We propose that three-dimensional layered octagonal quasicrystals can host magnetic-field-tunable Möbius insulators and various higher-order topological insulators (HOTIs), enabled by the interplay of quasicrystalline symmetry and magnetic order. By constructing a minimal model based on stacked Ammann-Beenker tilings with magnetic exchange coupling and octagonal warping, we demonstrate that an A-type antiferromagnetic (AFM) configuration yields a topological phase protected by an effective time-reversal symmetry $\mathcal{S}=\mathcal{T}τ_{1/2}$. Breaking $\mathcal{S}$ via an in-plane magnetic field induced canting of the AFM order while preserving a nonsymmorphic glide symmetry $\mathcal{G}_n=τ_{1/2}\mathcal{M}_n$ leads to Möbius-twisted surface states, realizing a Möbius insulator in an aperiodic 3D system. Furthermore, we show that the quasicrystal with a general magnetic configuration supports multiple HOTI phases characterized by distinct hinge mode configurations that can be switched by rotating the magnetic field. A low-energy effective theory reveals that these transitions are driven by mass kinks between adjacent surfaces. Our work establishes a platform for realizing symmetry-protected topological phases unique to quasicrystals and highlights the tunability of hinge and surface states via magnetic control.

Figures (6)

• Figure 1: (a) Schematic illustration of a 3D AFM quasicrystal lattice. Each layer in the $x$–$y$ plane forms an Ammann-Beenker tiling (ABT) quasicrystal, exhibiting eightfold rotational symmetry. The ABT quasicrystal layers are stacked along the $z$-axis in an AA stacking configuration. Light blue and gray indicate opposite spin orientations in adjacent layers, representing A-type AFM ordering. (b) When an in-plane magnetic field is applied, the AFM spins cant toward the field direction, breaking certain crystalline symmetries and enabling the realization of Möbius insulator or various higher-order topological insulators.

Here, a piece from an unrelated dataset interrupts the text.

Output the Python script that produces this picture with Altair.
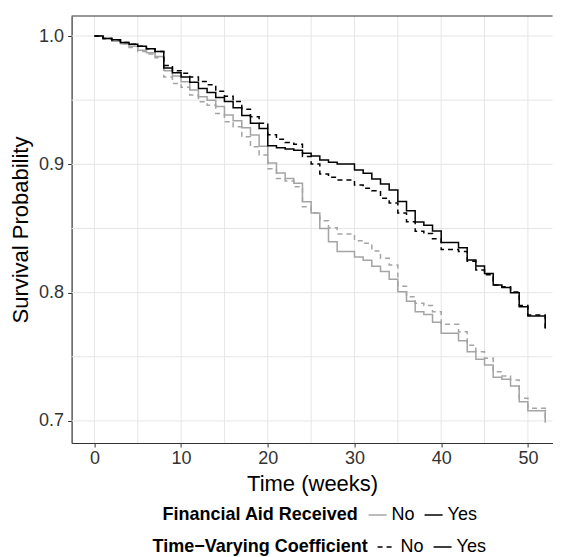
import altair as alt
import pandas as pd

weeks = list(range(53))

# Financial aid = Yes, time-varying coefficient = Yes (black solid)
aid_yes_tvc = [1.000, 0.998, 0.997, 0.995, 0.9935, 0.992, 0.990, 0.988,
               0.975, 0.9714, 0.968, 0.964, 0.959, 0.956, 0.952, 0.949, 0.944, 0.938, 0.932, 0.928,
               0.9145, 0.913, 0.912, 0.911, 0.9086, 0.9065, 0.9034, 0.9016, 0.9002, 0.9002,
               0.8956, 0.893, 0.8885, 0.8846, 0.880, 0.871, 0.8638, 0.855, 0.8525, 0.848,
               0.839, 0.839, 0.835, 0.8254, 0.8207, 0.815, 0.806, 0.804, 0.800, 0.789,
               0.7818, 0.7818, 0.772]
# Financial aid = Yes, time-varying coefficient = No (black dashed)
aid_yes_const = [1.000, 0.998, 0.997, 0.995, 0.9935, 0.992, 0.990, 0.988,
                 0.977, 0.973, 0.971, 0.968, 0.9645, 0.962, 0.957, 0.953, 0.949, 0.943, 0.937, 0.932,
                 0.923, 0.9195, 0.917, 0.9156, 0.906, 0.9002, 0.8924, 0.8899, 0.8878, 0.8878,
                 0.8839, 0.8813, 0.8794, 0.8735, 0.8698, 0.862, 0.8553, 0.8478, 0.846, 0.842,
                 0.8337, 0.8337, 0.832, 0.8245, 0.8176, 0.814, 0.806, 0.8046, 0.8005, 0.790,
                 0.7825, 0.7825, 0.772]
# Financial aid = No, time-varying coefficient = Yes (grey solid)
aid_no_tvc = [1.000, 0.998, 0.996, 0.994, 0.992, 0.989, 0.987, 0.984,
              0.973, 0.9688, 0.9644, 0.958, 0.9527, 0.950, 0.945, 0.9384, 0.934, 0.9285, 0.9228, 0.914,
              0.901, 0.8933, 0.889, 0.8852, 0.8709, 0.862, 0.850, 0.8397, 0.832, 0.832,
              0.8277, 0.8252, 0.8205, 0.8165, 0.8104, 0.8007, 0.7933, 0.785, 0.783, 0.777,
              0.7683, 0.7683, 0.7625, 0.754, 0.748, 0.7436, 0.734, 0.7324, 0.7272, 0.715,
              0.708, 0.708, 0.6986]
# Financial aid = No, time-varying coefficient = No (grey dashed)
aid_no_const = [1.000, 0.998, 0.996, 0.994, 0.991, 0.988, 0.986, 0.983,
                0.968, 0.963, 0.960, 0.954, 0.9488, 0.946, 0.9397, 0.9332, 0.9293, 0.9215, 0.9137, 0.9072,
                0.8965, 0.889, 0.887, 0.8825, 0.867, 0.862, 0.856, 0.8506, 0.8457, 0.8457,
                0.8405, 0.8384, 0.8325, 0.8267, 0.8215, 0.805, 0.7968, 0.7917, 0.790, 0.7851,
                0.7753, 0.7753, 0.7695, 0.759, 0.754, 0.7488, 0.7384, 0.735, 0.7319, 0.7176,
                0.7098, 0.7098, 0.699]

x_ticks = [0, 10, 20, 30, 40, 50]
x_grid = [0, 5, 10, 15, 20, 25, 30, 35, 40, 45, 50]
y_ticks = [0.7, 0.8, 0.9, 1.0]
y_grid = [0.7, 0.75, 0.8, 0.85, 0.9, 0.95, 1.0]

series = [("No", "No", aid_no_const), ("No", "Yes", aid_no_tvc),
          ("Yes", "No", aid_yes_const), ("Yes", "Yes", aid_yes_tvc)]
rows = []
for aid, tvc, vals in series:
    for w, v in zip(weeks, vals):
        rows.append({"week": w, "surv": v, "aid": aid, "tvc": tvc, "grp": aid + "-" + tvc})
df = pd.DataFrame(rows)

FONT = "Liberation Sans"
W, H = 481, 427

xs = alt.Scale(domain=[-2.63, 52.85], nice=False, zero=False)
ys = alt.Scale(domain=[0.6828, 1.0156], nice=False, zero=False)

x_axis = alt.Axis(values=x_ticks, grid=False, title="Time (weeks)", format="d",
                  labelFontSize=18, labelColor="#333333", labelPadding=3,
                  titleFontSize=22, titleFontWeight="normal", titleColor="black", titlePadding=6,
                  tickSize=4, tickColor="#333333", domainColor="#333333", domainWidth=1.2)
y_axis = alt.Axis(values=y_ticks, grid=False, title="Survival Probability", format=".1f",
                  labelFontSize=18, labelColor="#333333", labelPadding=4,
                  titleFontSize=22, titleFontWeight="normal", titleColor="black", titlePadding=6,
                  tickSize=4, tickColor="#333333", domainColor="#333333", domainWidth=1.2)

vgrid = alt.Chart(pd.DataFrame({"g": x_grid})).mark_rule(color="#e6e6e6", strokeWidth=1).encode(
    x=alt.X("g:Q", scale=xs, axis=x_axis))
hgrid = alt.Chart(pd.DataFrame({"g": y_grid})).mark_rule(color="#e6e6e6", strokeWidth=1).encode(
    y=alt.Y("g:Q", scale=ys, axis=y_axis))

legend_common = dict(orient="none", direction="horizontal", titleOrient="left",
                     titleFontSize=18, titleFontWeight="bold", titleColor="black", titleLimit=400,
                     labelFontSize=18, labelColor="black", symbolType="stroke", symbolSize=324,
                     symbolStrokeWidth=1.5, labelOffset=4, columnPadding=6, titlePadding=8)

lines = alt.Chart(df).mark_line(interpolate="step-after", strokeWidth=1.5).encode(
    x=alt.X("week:Q", scale=xs, axis=x_axis),
    y=alt.Y("surv:Q", scale=ys, axis=y_axis),
    color=alt.Color("aid:N", scale=alt.Scale(range=["#a4a4a4", "#000000"]),
                    legend=alt.Legend(title="Financial Aid Received", legendX=91, legendY=489,
                                      **legend_common)),
    strokeDash=alt.StrokeDash("tvc:N", scale=alt.Scale(range=[[5, 4], [1, 0]]),
                              legend=alt.Legend(title="Time\u2212Varying Coefficient", legendX=81,
                                                legendY=521, symbolStrokeColor="black",
                                                **legend_common)),
    detail="grp:N",
)

top_border = alt.Chart(pd.DataFrame({"a": [0]})).mark_rule(color="#333333", strokeWidth=1.2).encode(
    x=alt.value(0), x2=alt.value(W), y=alt.value(0))

chart = alt.layer(vgrid, hgrid, lines, top_border).properties(
    width=W, height=H,
    autosize=alt.AutoSizeParams(type="none"),
    padding={"left": 63.6, "top": 8, "right": 0, "bottom": 114},
).configure(font=FONT).configure_view(stroke=None)

chart.save("out.html", embed_options={"renderer": "svg", "actions": False})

• Figure 2: Energy spectrum and spatial distribution of the surface state for the AFM TI phase. (a) Band structure along the $k_z$ direction for the AFM TI in an octagonal prime geometry. The red lines represent surface states. (b) (Top view along the $z$ direction) Wavefunction amplitude distribution of the surface state corresponding to $k_z=0$. The calculation is performed using Eq. \ref{['Ham']} and \ref{['Ham_comp']} with the parameters $C_1=0.5,\ M_1=0.5,\ v=0.5,\ M_0 = -2$, $g = 0$, $m = 0.4$, $\theta = 0$, and $\phi = 0$.

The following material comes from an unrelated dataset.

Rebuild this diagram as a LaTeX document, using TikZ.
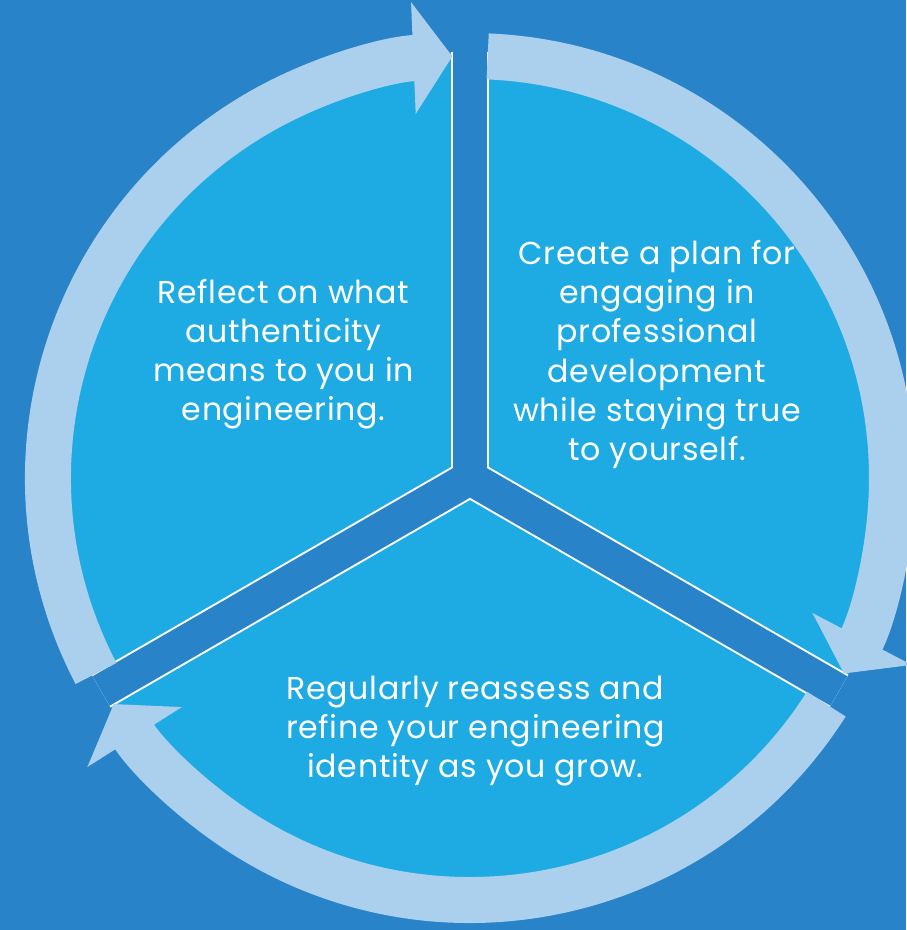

• Figure 3: Energy spectrum and spatial distribution of the surface state for the Möbius insulator phase. (a) Band structure along $k_z$ for an octagonal prism geometry with periodic boundary conditions along the $z$ direction. The red lines represent gapless surface states. (b) (Top view along the $z$ direction) Wavefunction amplitude distribution of the surface states corresponding to the Dirac cone at $k_z=0$, which exist only on the front and rear side facets. Since $\mathbf{B}=B\hat{\mathbf{x}}$, the AFM cants along the field direction, which is modeled by Eq. \ref{['m_l']} with parameters $\theta = 0.3\pi$ and $\phi = 0$. Other parameters are the same as Fig. \ref{['fig:AFM-TI']}.
• Figure 4: Higher-order Möbius insulator in a finite octagonal prism geometry with open boundary conditions along the stacking direction. The system is composed of 5 layers of quasicrystal lattices, each comprising 577 sites. (a) (Top view along the $z$ direction) Wavefunction amplitude distribution of the hinge states. (b) Schematic illustration of the higher-order Möbius insulator. The red lines with arrows represent hinge modes connecting Möbius surface states on the front and rear side surfaces.
• Figure 5: Magnetic-field tunable HOTI phases. (a),(c),(e) Wavefunction amplitude distribution of HOTI $\alpha$, $\beta$, and $\gamma$ phase, respectively. (b),(d),(f) Schematic illustration of the chiral current in three-dimensional space for the hinge modes shown in the left figure. The arrow in the lower-left corner indicates the direction of the magnetization $\mathbf{m}$. The parameters used for (a) $g = 0.25$, $\theta = 0$, and $\phi = 0$; (c) $g = 0$, $\theta = 0.3\pi$, and $\phi = \pi/8$; and (e) $g = 0.25$, $\theta = 0.3\pi$, and $\phi = 0$. Other parameters are the same for the three cases, which are $C_1=0.5,\ M_1=0.5,\ v=0.5,\ M_0 = -2$, and $m = 0.4$.